Lydia Tchoukovskaïa, femme de lettres, arrive pour la première fois chez la grande poétesse russe Anna Akhmatova le 21 novembre 1938. Lydia décide de transcrire ces entretiens avec Anna Akhmatova et de tenir le journal de leurs rencontres quasi quotidiennes pendant vingt-cinq ans. Nous sommes en pleine purge stalinienne. Anna est alors interdite de publication, son fils est emprisonné dans les camps, le mari de Lydia a été arrêté… Continuer à se parler, c’est se sauver. Prolonger le poème, c’est tenir envers et contre tout. Aussi les deux femmes parlent, de poésie, de littérature, de fourchettes introuvables et plus tacitement de leur époque et du régime. Anna Akhmatova, risquant sa vie en gardant chez elle les poèmes qu’elle écrit, les fait apprendre par cœur à Lydia avant de les brûler.
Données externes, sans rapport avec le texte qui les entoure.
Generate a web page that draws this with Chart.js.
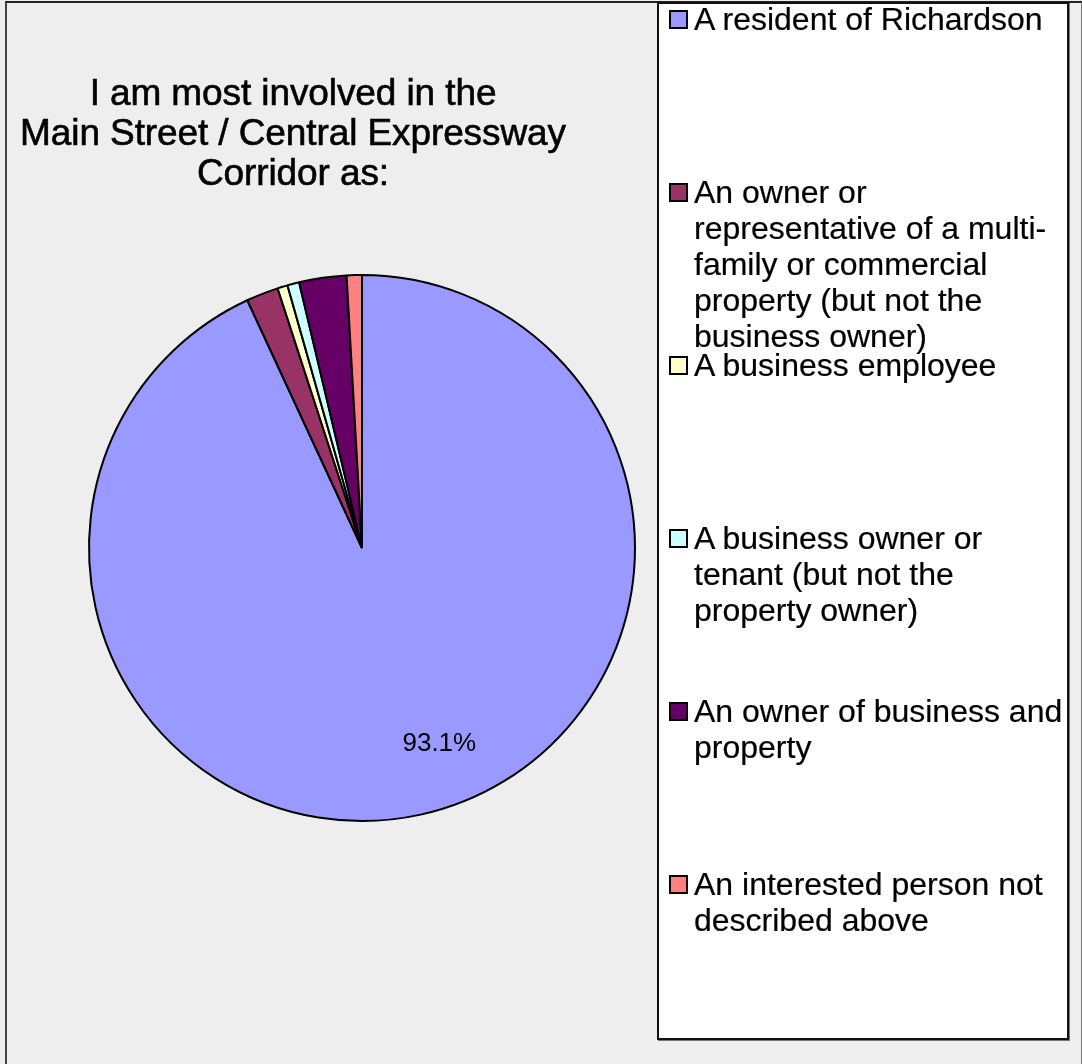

Pour approcher l’urgence de dire qu’ont connue ces deux femmes, leur clandestinité, leur peur, leur résistance, Isabelle Lafon et Johanna Korthals Altes utilisent un dispositif remarquablement simple : assises à une table recouverte de livres, elles apparaissent au bon vouloir des spectateurs qui, équipés de lampes torches, les éclairent. La mission confiée à l’auditoire consolide son écoute, qui renforce à son tour la portée du dialogue entre les deux femmes.
C’est le théâtre qui jaillit, dans ce qu’il a de plus élémentaire et irremplaçable : une parole qui prend son sens d’être éclairée et entendue par ceux venus la recueillir en silence.